Today was the Payson Scottish Festival – a smalltown highland games, with a lot of stuff packed into a small space. The park where the festival is held is full of mature trees, which provide much-needed shade for the participants. This shade was especially welcome today, since the temperatures have been in the 100’s for the last few days.
This was my second time competing solo (and with the band) so I had an opportunity to put into practice the lessons learned from the Salt Lake Games a month earlier. At Salt Lake I had shot myself in the foot somewhat by choosing a 2/4 march that was way too hard. I decided, as an experiment, to change to very easy tune (The High Road to Gairloch) and this proved successful. I did not place in the solo events, but I felt I gave a much better account of myself, and garnered some encouraging remarks from the judges in both the 2/4 and the slow march.
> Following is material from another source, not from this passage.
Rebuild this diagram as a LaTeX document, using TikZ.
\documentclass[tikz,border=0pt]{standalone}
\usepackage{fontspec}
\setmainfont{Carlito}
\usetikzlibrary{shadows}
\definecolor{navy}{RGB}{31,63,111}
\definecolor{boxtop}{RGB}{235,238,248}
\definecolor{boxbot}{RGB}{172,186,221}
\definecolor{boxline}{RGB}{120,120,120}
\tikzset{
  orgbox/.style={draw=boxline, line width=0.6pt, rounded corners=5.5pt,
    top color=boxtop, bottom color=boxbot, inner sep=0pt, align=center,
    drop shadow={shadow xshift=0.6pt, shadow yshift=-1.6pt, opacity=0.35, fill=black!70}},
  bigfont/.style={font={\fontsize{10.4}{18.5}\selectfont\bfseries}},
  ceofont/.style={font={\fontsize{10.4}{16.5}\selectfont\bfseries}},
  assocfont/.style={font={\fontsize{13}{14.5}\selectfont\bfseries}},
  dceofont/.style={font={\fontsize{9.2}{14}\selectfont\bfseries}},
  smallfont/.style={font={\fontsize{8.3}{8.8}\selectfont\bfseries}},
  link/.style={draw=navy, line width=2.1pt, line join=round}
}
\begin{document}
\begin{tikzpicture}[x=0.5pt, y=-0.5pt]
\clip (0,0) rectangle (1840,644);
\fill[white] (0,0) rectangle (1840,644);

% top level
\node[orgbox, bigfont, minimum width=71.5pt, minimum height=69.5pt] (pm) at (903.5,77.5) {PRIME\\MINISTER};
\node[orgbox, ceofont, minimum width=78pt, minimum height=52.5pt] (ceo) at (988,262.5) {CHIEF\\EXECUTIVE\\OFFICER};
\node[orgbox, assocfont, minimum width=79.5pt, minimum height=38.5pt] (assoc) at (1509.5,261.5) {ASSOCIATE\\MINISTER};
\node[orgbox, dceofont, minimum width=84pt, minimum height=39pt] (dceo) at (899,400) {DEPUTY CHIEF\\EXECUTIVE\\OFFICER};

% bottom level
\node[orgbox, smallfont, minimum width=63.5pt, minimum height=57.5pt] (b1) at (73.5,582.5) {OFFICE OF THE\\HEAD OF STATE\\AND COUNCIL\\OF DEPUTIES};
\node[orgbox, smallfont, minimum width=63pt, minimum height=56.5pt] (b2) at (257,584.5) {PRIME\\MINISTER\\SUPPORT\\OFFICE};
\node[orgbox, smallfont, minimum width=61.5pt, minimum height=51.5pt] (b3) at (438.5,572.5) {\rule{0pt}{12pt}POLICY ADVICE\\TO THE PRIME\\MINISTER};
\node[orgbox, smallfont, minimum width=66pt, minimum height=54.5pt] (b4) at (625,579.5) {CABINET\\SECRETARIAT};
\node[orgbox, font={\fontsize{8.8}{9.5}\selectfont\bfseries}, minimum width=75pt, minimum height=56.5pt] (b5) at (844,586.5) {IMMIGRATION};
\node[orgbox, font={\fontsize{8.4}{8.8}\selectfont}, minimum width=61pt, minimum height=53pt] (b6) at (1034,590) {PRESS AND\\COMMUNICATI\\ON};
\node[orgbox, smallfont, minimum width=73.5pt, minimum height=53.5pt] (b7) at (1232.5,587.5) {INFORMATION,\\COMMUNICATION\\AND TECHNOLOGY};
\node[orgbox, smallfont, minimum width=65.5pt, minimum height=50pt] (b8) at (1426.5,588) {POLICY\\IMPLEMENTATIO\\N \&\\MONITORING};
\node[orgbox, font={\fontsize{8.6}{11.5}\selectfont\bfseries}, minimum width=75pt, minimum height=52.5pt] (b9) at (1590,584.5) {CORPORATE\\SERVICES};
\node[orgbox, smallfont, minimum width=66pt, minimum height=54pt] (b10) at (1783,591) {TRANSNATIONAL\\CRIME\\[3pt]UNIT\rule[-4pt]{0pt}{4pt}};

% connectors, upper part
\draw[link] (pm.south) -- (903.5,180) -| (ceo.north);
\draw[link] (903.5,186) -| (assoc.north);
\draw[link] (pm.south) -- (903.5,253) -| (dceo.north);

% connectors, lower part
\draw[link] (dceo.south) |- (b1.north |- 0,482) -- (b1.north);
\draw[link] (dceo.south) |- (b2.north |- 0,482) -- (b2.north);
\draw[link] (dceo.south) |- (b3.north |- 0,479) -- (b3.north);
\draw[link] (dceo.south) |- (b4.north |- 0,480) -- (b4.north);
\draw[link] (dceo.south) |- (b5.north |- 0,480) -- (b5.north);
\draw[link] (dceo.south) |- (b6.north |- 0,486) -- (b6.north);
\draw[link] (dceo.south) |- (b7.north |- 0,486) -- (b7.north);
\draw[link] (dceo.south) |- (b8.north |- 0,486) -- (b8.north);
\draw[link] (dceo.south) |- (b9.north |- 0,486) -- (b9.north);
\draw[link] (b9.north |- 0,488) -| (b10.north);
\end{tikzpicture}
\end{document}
It is clear to me now that the lack of regular, critical feedback is an issue. Despite my good intentions, I still have yet to schedule a regular personal lesson with an experienced piper. Currently I am piping blind, as far as technique is concerned. I will have to remedy this situation if I want to improve.
I was a lot less nervous about the band competition than I had been a month earlier at Salt Lake. I’ve practiced with the band plenty, and play the tunes quite confidently, so I could focus on our Pipe Major and making sure I kept my blowing steady. One of the solo judges in the morning had given me a heads-up: he told me I was moving around a lot and this was a sign of unsteady blowing. He told me he always looked for the waving drones in band competitions and stood behind those pipers. I tried my utmost to remain motionless during our set – I think I did OK!
Well, that’s my last outing competing this year – my band plays in California and Ontario before the season ends, but I am traveling to neither, so it’s time to plan for the Fall and for next year.